Le nostre Alpi sono composte da permafrost anche al di sotto dei pendii rocciosi, che come nel caso della Marmolada si trova lì da millenni, e ghiaccio caratterizzato da un equilibrio dinamico di disgelo e rigelo con ciclo giornaliero ed annuale. Che ad esempio un torrente sgorghi da un ghiacciaio è cosa assolutamente normale, così come che i seracchi si aprano d’estate, ovvero che le crepe nel ghiacciaio alto anche centinaia di metri si inspessiscano ed arrivino in profondità, tagliando la lingua di ghiaccio per intero e formando in prossimità dei cambi di pendenza delle vere e proprie torri, generalmente stabili ma a perenne rischio caduta.
Ogni grande massa di ghiaccio o di neve (nevaio) durante le ore più calde della giornata si scioglie solo superficialmente per poi ricongelarsi durante la notte. La compattezza della struttura fa sì che non bastino temperature anche svariati gradi superiori allo zero per far sciogliere le formazioni, viceversa le piste “valangherebbero” sugli sciatori quotidianamente, visti i 10°C abbondantemente superati durante le ore centrali anche d’inverno nelle giornate solatie.
Le condizioni climatiche quest’anno si sono rivelate particolarmente insidiose a causa delle temperature che da circa un mese collocano lo zero termico sopra i 3500 metri, situazione in genere tipica verso la quarta settimana di luglio, ma nulla poteva far pensare al disastro che si è verificato. È un evento apocalittico e assolutamente imprevedibile come ammesso dallo stesso Soccorso Alpino e da Jacopo Gabrieli, esperto del CNR in studi polari e glaciologia con anni di ricerca internazionale alle spalle.

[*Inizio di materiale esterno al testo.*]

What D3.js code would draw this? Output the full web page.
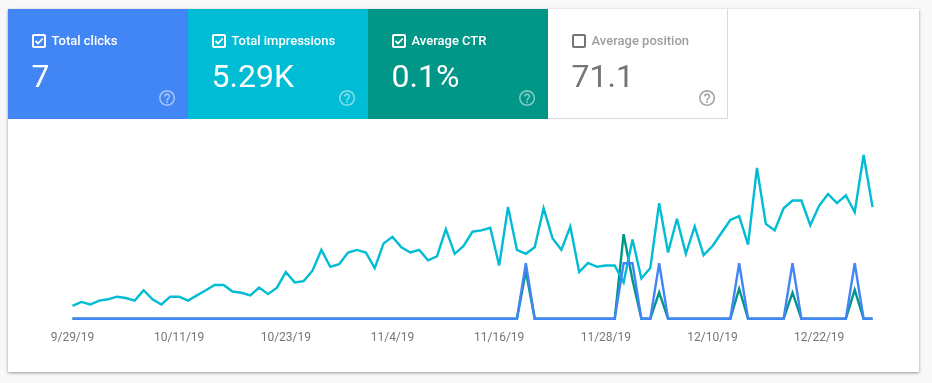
<!DOCTYPE html>
<html lang="en">
<head>
<meta charset="UTF-8">
<title>Performance</title>
<script src="https://d3js.org/d3.v7.min.js"></script>
<style>
	body { margin: 0; padding: 0; background: #f8f8f8; overflow: hidden; }
	svg { display: block; font-family: Roboto, sans-serif; will-change: transform; }
	.tick text { font-size: 12px; fill: #757575; }
</style>
</head>
<body>
<div id="chart"></div>
<script>
// one value per day, starting on firstDay
const firstDay = "9/29/19";
const tickLabels = ["9/29/19", "10/11/19", "10/23/19", "11/4/19", "11/16/19", "11/28/19", "12/10/19", "12/22/19"];

const impressions = [10, 13, 11, 14, 15, 17, 16, 14, 22, 15, 11, 17, 17, 14, 18, 22, 26, 26, 21, 20,
	18, 24, 19, 24, 36, 28, 29, 37, 53, 40, 42, 51, 53, 51, 39, 58, 63, 55, 51, 53,
	45, 48, 69, 50, 56, 67, 68, 70, 41, 86, 53, 50, 55, 85, 62, 53, 71, 36, 43, 40,
	41, 41, 28, 61, 31, 39, 89, 51, 77, 50, 71, 49, 56, 66, 76, 79, 57, 116, 73, 68,
	85, 91, 91, 72, 87, 96, 89, 95, 82, 126, 86];

const clicks = [0, 0, 0, 0, 0, 0, 0, 0, 0, 0, 0, 0, 0, 0, 0, 0, 0, 0, 0, 0,
	0, 0, 0, 0, 0, 0, 0, 0, 0, 0, 0, 0, 0, 0, 0, 0, 0, 0, 0, 0,
	0, 0, 0, 0, 0, 0, 0, 0, 0, 0, 0, 1, 0, 0, 0, 0, 0, 0, 0, 0,
	0, 0, 1, 1, 0, 0, 1, 0, 0, 0, 0, 0, 0, 0, 0, 1, 0, 0, 0, 0,
	0, 1, 0, 0, 0, 0, 0, 0, 1, 0, 0];

// percent
const ctr = [0, 0, 0, 0, 0, 0, 0, 0, 0, 0, 0, 0, 0, 0, 0, 0, 0, 0, 0, 0,
	0, 0, 0, 0, 0, 0, 0, 0, 0, 0, 0, 0, 0, 0, 0, 0, 0, 0, 0, 0,
	0, 0, 0, 0, 0, 0, 0, 0, 0, 0, 0, 2, 0, 0, 0, 0, 0, 0, 0, 0,
	0, 0, 3.57, 1.64, 0, 0, 1.12, 0, 0, 0, 0, 0, 0, 0, 0, 1.27, 0, 0, 0, 0,
	0, 1.1, 0, 0, 0, 0, 0, 0, 1.22, 0, 0];

const tileLabels = ["Total clicks", "Total impressions", "Average CTR", "Average position"];
const tileValues = ["7", "5.29K", "0.1%", "71.1"];
const tileColors = ["#4285f4", "#00bcd4", "#009688", "#ffffff"];
const tileChecked = [true, true, true, false];

const helpIcon = "M11 18h2v-2h-2v2zm1-16C6.48 2 2 6.48 2 12s4.48 10 10 10 10-4.48 10-10S17.52 2 12 2zm0 18c-4.41 0-8-3.59-8-8s3.59-8 8-8 8 3.59 8 8-3.59 8-8 8zm0-14c-2.21 0-4 1.79-4 4h2c0-1.1.9-2 2-2s2 .9 2 2c0 2-3 1.75-3 5h2c0-2.25 3-2.5 3-5 0-2.21-1.79-4-4-4z";

const width = 932, height = 383;
const card = { left: 8, top: 9, right: 919, bottom: 372 };
const tileW = 180, tileH = 110;

const svg = d3.select("#chart").append("svg")
	.attr("width", width)
	.attr("height", height);

const defs = svg.append("defs");
const shadow = defs.append("filter").attr("id", "shadow")
	.attr("x", "-2%").attr("y", "-2%").attr("width", "104%").attr("height", "106%");
shadow.append("feDropShadow")
	.attr("dx", 0).attr("dy", 1).attr("stdDeviation", 1.5)
	.attr("flood-color", "#000").attr("flood-opacity", 0.4);

svg.append("rect")
	.attr("x", card.left)
	.attr("y", card.top)
	.attr("width", card.right - card.left)
	.attr("height", card.bottom - card.top)
	.attr("fill", "#fff")
	.attr("filter", "url(#shadow)");

// tiles
const tile = svg.selectAll("g.tile")
	.data(tileLabels)
	.join("g")
	.attr("class", "tile")
	.attr("transform", (d, i) => `translate(${card.left + i * tileW},${card.top})`);

tile.append("rect")
	.attr("width", tileW)
	.attr("height", tileH)
	.attr("fill", (d, i) => tileColors[i]);

// the unchecked tile has a thin border on its open sides
svg.append("path")
	.attr("d", `M${card.left + 4 * tileW - 0.5},${card.top}V${card.top + tileH - 0.5}H${card.left + 3 * tileW}`)
	.attr("fill", "none")
	.attr("stroke", "#dadada");

const fg = (d, i) => tileChecked[i] ? "#fff" : "#757575";

tile.append("rect")
	.attr("x", 25)
	.attr("y", 26)
	.attr("width", 12)
	.attr("height", 12)
	.attr("rx", 1)
	.attr("fill", "none")
	.attr("stroke", fg)
	.attr("stroke-width", 2);

tile.filter((d, i) => tileChecked[i]).append("path")
	.attr("d", "M27.5,32 L30,34.5 L34.8,29.5")
	.attr("fill", "none")
	.attr("stroke", "#fff")
	.attr("stroke-width", 1.8);

tile.append("text")
	.attr("x", 43.5)
	.attr("y", 36)
	.attr("font-size", 13)
	.attr("font-weight", 500)
	.attr("fill", (d, i) => tileChecked[i] ? "#fff" : "#9e9e9e")
	.text(d => d);

tile.append("text")
	.attr("x", 23.5)
	.attr("y", 78)
	.attr("font-size", 32)
	.attr("fill", fg)
	.text((d, i) => tileValues[i]);

tile.append("path")
	.attr("d", helpIcon)
	.attr("transform", "translate(149.5,79.5) scale(0.8)")
	.attr("fill", fg)
	.attr("fill-opacity", (d, i) => tileChecked[i] ? 0.5 : 0.65);

// chart
const parseDay = d3.utcParse("%m/%d/%y");
const start = parseDay(firstDay);
const days = impressions.map((d, i) => d3.utcDay.offset(start, i));

const x = d3.scaleUtc()
	.domain([days[0], days[days.length - 1]])
	.range([72.5, 872.5]);

// each metric has its own y scale, as in Search Console
const yImpressions = d3.scaleLinear().domain([0, 140]).range([318.8, 136.8]);
const yClicks = d3.scaleLinear().domain([0, 1]).range([318.8, 263.3]);
const yCtr = d3.scaleLinear().domain([0, 4]).range([318.8, 224]);

const line = y => d3.line()
	.x((d, i) => x(days[i]))
	.y(d => y(d));

const plots = [
	{ values: ctr, y: yCtr, color: "#009688" },
	{ values: impressions, y: yImpressions, color: "#00bcd4" },
	{ values: clicks, y: yClicks, color: "#4285f4" }
];

svg.selectAll("path.series")
	.data(plots)
	.join("path")
	.attr("class", "series")
	.attr("fill", "none")
	.attr("stroke", d => d.color)
	.attr("stroke-width", 2.4)
	.attr("stroke-linejoin", "miter")
	.attr("d", d => line(d.y)(d.values));

const axis = d3.axisBottom(x)
	.tickValues(tickLabels.map(parseDay))
	.tickSize(0)
	.tickPadding(0)
	.tickFormat((d, i) => tickLabels[i]);

svg.append("g")
	.attr("transform", "translate(-0.5,332)")
	.call(axis)
	.call(g => g.select(".domain").remove())
	.selectAll("text")
	.attr("font-family", "Roboto, sans-serif");
</script>
</body>
</html>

La soluzione per prevenire totalmente queste catastrofi, anche a posteriori, sarebbe vietare interamente l’accesso all’intero arco alpino ed è ovviamente qualcosa di impraticabile anzitutto da un punto di vista costituzionale. Ad ogni modo, resta fondamentale condurre una riflessione riguardo un alpinismo che diventerà sempre più accessibile nelle stagioni intermedie rispetto al classico periodo estivo che ne ha fatto la storia negli scorsi 200 anni.
Il rischio fa parte della montagna -come del vivere- e approcciarsi ad esso secondo una mentalità prettamente deterministica, propria del calcolo combinatorio, dove ad una particolare combinazione di condizioni corrisponde sempre un comportamento univoco da adottare, non è semplicemente possibile. Ragionare come fossimo in presenza di un diagramma di flusso o di una cascata IF dove “se è così -> faccio così -> perché ottengo questo”, molto comoda soprattutto per pontificare, non è minimamente rappresentativo della realtà oltre un certo limite.

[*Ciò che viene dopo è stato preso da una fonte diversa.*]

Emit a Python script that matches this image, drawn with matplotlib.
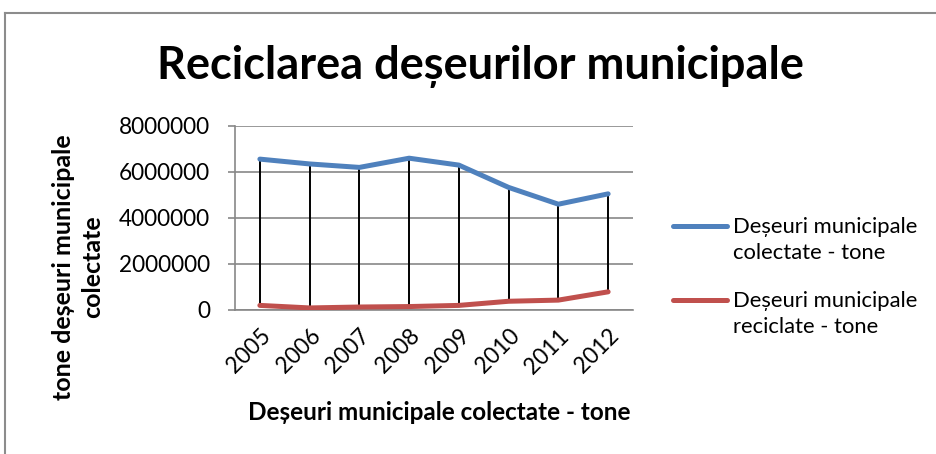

Occorre superare un modello algoritmico bruto, meccanicistico, per abbracciarne uno inequivocabilmente probabilistico, dove ad un’azione corrisponda sempre un ventaglio di effetti e reazioni più o meno probabili. Credo che l’adeguatezza futura della democrazia, qui come sui vaccini e in molti altri campi scientifici, dipenda strettamente da questo salto concettuale nel dibattito pubblico.
Paradossalmente i nostri nonni ne erano ben consci, pur non essendo vincolati allo strumento matematico in sé.

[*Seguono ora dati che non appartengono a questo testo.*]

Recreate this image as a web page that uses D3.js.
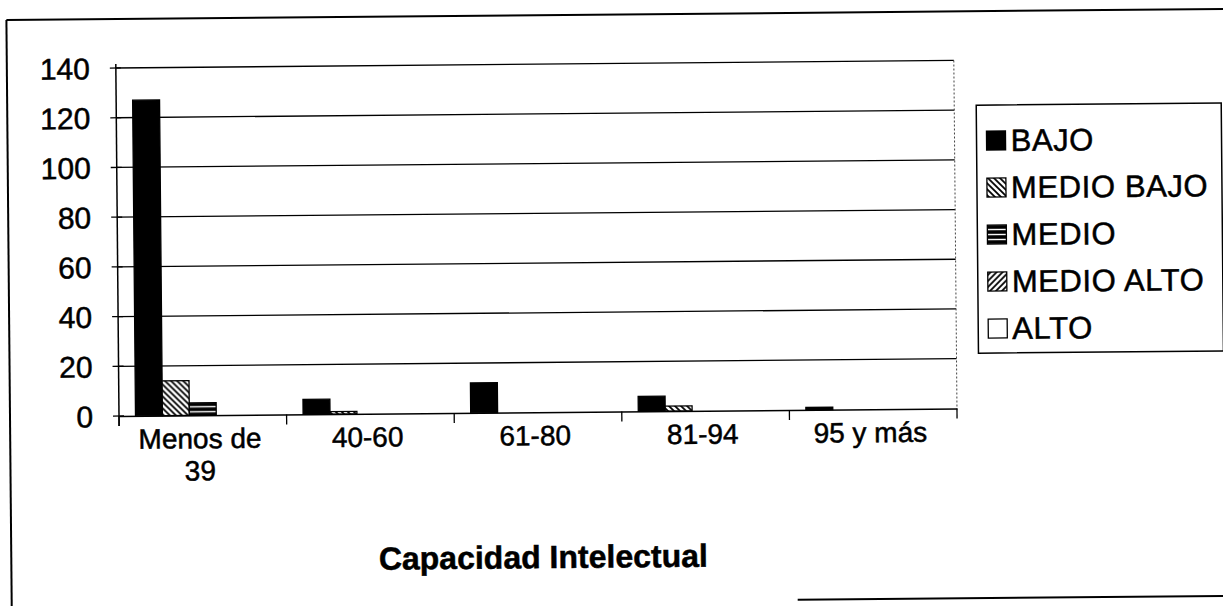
<!DOCTYPE html>
<html>
<head>
<meta charset="utf-8">
<script src="https://cdn.jsdelivr.net/npm/d3@7"></script>
<style>
  html, body { margin: 0; padding: 0; background: #fff; }
  svg { display: block; }
  text { font-family: "Liberation Sans", Arial, sans-serif; fill: #000; stroke: #000; stroke-width: 0.5px; }
</style>
</head>
<body>
<svg id="chart" width="1223" height="606"></svg>
<script>
// Category labels along the x axis
const categories = ["Menos de 39", "40-60", "61-80", "81-94", "95 y más"];

// One array of counts per level
const seriesNames = ["BAJO", "MEDIO BAJO", "MEDIO", "MEDIO ALTO", "ALTO"];
const bajo      = [127, 6, 12, 6, 1];
const medioBajo = [14, 1, 0, 2, 0];
const medio     = [5, 0, 0, 0, 0];
const medioAlto = [0, 0, 0, 0, 0];
const alto      = [0, 0, 0, 0, 0];

// Y axis ticks
const yTicks = [0, 20, 40, 60, 80, 100, 120, 140];

const axisTitle = "Capacidad Intelectual";

const seriesValues = [bajo, medioBajo, medio, medioAlto, alto];
const fills = ["#000", "url(#pMedioBajo)", "url(#pMedio)", "url(#pMedioAlto)", "#fff"];

const svg = d3.select("#chart");

// Hatch patterns
const defs = svg.append("defs");
function hatch(id, w, h, bg, fg, d, sw) {
  const p = defs.append("pattern").attr("id", id)
    .attr("patternUnits", "userSpaceOnUse").attr("width", w).attr("height", h);
  p.append("rect").attr("width", w).attr("height", h).attr("fill", bg);
  p.append("path").attr("d", d).attr("stroke", fg).attr("stroke-width", sw).attr("fill", "none");
}
hatch("pMedioBajo", 6, 6, "#fff", "#000", "M0,0 L6,6 M-1,5 L1,7 M5,-1 L7,1", 1.8);
hatch("pMedioAlto", 6, 6, "#fff", "#000", "M0,6 L6,0 M-1,1 L1,-1 M5,7 L7,5", 1.8);
hatch("pMedio", 5, 5, "#000", "#fff", "M0,2.5 L5,2.5", 1.4);

// The whole sheet sits at a slight tilt
const g = svg.append("g").attr("transform", "rotate(-0.52,119,416)");

// Outer chart frame
g.append("line").attr("x1", 10).attr("y1", 19).attr("x2", 1240).attr("y2", 19)
  .attr("stroke", "#000").attr("stroke-width", 2);
g.append("line").attr("x1", 10).attr("y1", 19).attr("x2", 10).attr("y2", 620)
  .attr("stroke", "#000").attr("stroke-width", 2);
g.append("line").attr("x1", 796).attr("y1", 606).attr("x2", 1240).attr("y2", 606)
  .attr("stroke", "#000").attr("stroke-width", 2);

// Scales
const plotLeft = 119, plotRight = 957, plotTop = 68, plotBottom = 416;
const x0 = d3.scaleBand().domain(categories).range([plotLeft, plotRight]).padding(0);
const groupPad = 16.5;
const x1 = d3.scaleBand().domain(seriesNames)
  .range([groupPad, x0.bandwidth() - groupPad]).padding(0);
const y = d3.scaleLinear().domain([0, 140]).range([plotBottom, plotTop]);

// Gridlines
g.append("g").selectAll("line").data(yTicks.filter(t => t > 0)).join("line")
  .attr("x1", plotLeft).attr("x2", plotRight)
  .attr("y1", d => y(d)).attr("y2", d => y(d))
  .attr("stroke", "#000").attr("stroke-width", 1.3);

// Right edge of plot area
g.append("line").attr("x1", plotRight).attr("x2", plotRight)
  .attr("y1", plotTop).attr("y2", plotBottom)
  .attr("stroke", "#444").attr("stroke-width", 1).attr("stroke-dasharray", "2,2");

// Bars
seriesNames.forEach((name, si) => {
  g.append("g").selectAll("rect")
    .data(seriesValues[si].map((v, ci) => ({ cat: categories[ci], v })).filter(d => d.v > 0))
    .join("rect")
    .attr("x", d => x0(d.cat) + x1(name))
    .attr("width", x1.bandwidth())
    .attr("y", d => y(d.v))
    .attr("height", d => y(0) - y(d.v))
    .attr("fill", fills[si])
    .attr("stroke", "#000").attr("stroke-width", 1.3);
});

// Y axis
const yAxis = d3.axisLeft(y).tickValues(yTicks).tickSize(0).tickPadding(26);
const yg = g.append("g").attr("transform", `translate(${plotLeft},0)`).call(yAxis);
yg.select(".domain").remove();
yg.selectAll("text").style("font-size", "30px").attr("dy", "0.35em");
g.append("line").attr("x1", plotLeft).attr("x2", plotLeft)
  .attr("y1", plotTop - 4).attr("y2", plotBottom + 10)
  .attr("stroke", "#000").attr("stroke-width", 1.5);
g.append("g").selectAll("line").data(yTicks).join("line")
  .attr("x1", plotLeft - 6).attr("x2", plotLeft + 5)
  .attr("y1", d => y(d)).attr("y2", d => y(d))
  .attr("stroke", "#000").attr("stroke-width", 1.3);

// X axis
const xAxis = d3.axisBottom(x0).tickSize(0).tickPadding(0);
const xg = g.append("g").attr("transform", `translate(0,${plotBottom})`).call(xAxis);
xg.select(".domain").attr("stroke", "#000").attr("stroke-width", 1.5);
xg.selectAll("text").remove();
xg.selectAll(".tick").each(function (d) {
  const t = d3.select(this).append("text")
    .attr("text-anchor", "middle").style("font-size", "28px");
  // wrap long labels onto two lines
  const lines = d.length > 8 ? [d.slice(0, d.lastIndexOf(" ")), d.slice(d.lastIndexOf(" ") + 1)] : [d];
  lines.forEach((ln, i) => t.append("tspan").attr("x", -3).attr("y", 33 + i * 32).text(ln));
});
// Boundary ticks between categories
const bounds = categories.map(c => x0(c)).concat([plotRight]);
g.append("g").selectAll("line").data(bounds).join("line")
  .attr("x1", d => d).attr("x2", d => d)
  .attr("y1", plotBottom).attr("y2", plotBottom + 10)
  .attr("stroke", "#000").attr("stroke-width", 1.3);

// Axis title
g.append("text").attr("x", 542).attr("y", 572)
  .attr("text-anchor", "middle").style("font-size", "32px").style("font-weight", "bold")
  .text(axisTitle);

// Legend
const lgX = 979, lgY = 113, lgW = 245, lgH = 248;
const legend = g.append("g");
legend.append("rect").attr("x", lgX).attr("y", lgY).attr("width", lgW).attr("height", lgH)
  .attr("fill", "#fff").attr("stroke", "#000").attr("stroke-width", 1.5);
const rowY = d3.scalePoint().domain(seriesNames).range([148, 336]);
seriesNames.forEach((name, si) => {
  const cy = rowY(name);
  legend.append("rect").attr("x", lgX + 10).attr("y", cy - 9).attr("width", 19).attr("height", 19)
    .attr("fill", fills[si]).attr("stroke", "#000").attr("stroke-width", 1.3);
  legend.append("text").attr("x", lgX + 34).attr("y", cy).attr("dy", "0.36em")
    .style("font-size", "31px").style("letter-spacing", "0.6px").text(name);
});
</script>
</body>
</html>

Inserire una variabile metafisica come “il destino”, “il buon Dio” o “il volere della Montagna” era un espediente fondamentale per prendere atto dell’incertezza di fondo che caratterizza intrinsecamente il vivere e di come l’effetto di qualsiasi nostra azione sia sempre subordinato ad un certo grado di imprevedibilità quali che siano le nostre -doverose- scelte intraprese per abbatterlo.
È questo un concetto che oggi mi pare quasi misconosciuto, vittima di un “populismo determinista”, ben espresso anche col rischio zero e la medicina difensiva, che è il più grande ostacolo epistemologico allo sviluppo umano in questo secolo. E sui social lo si vede molto bene.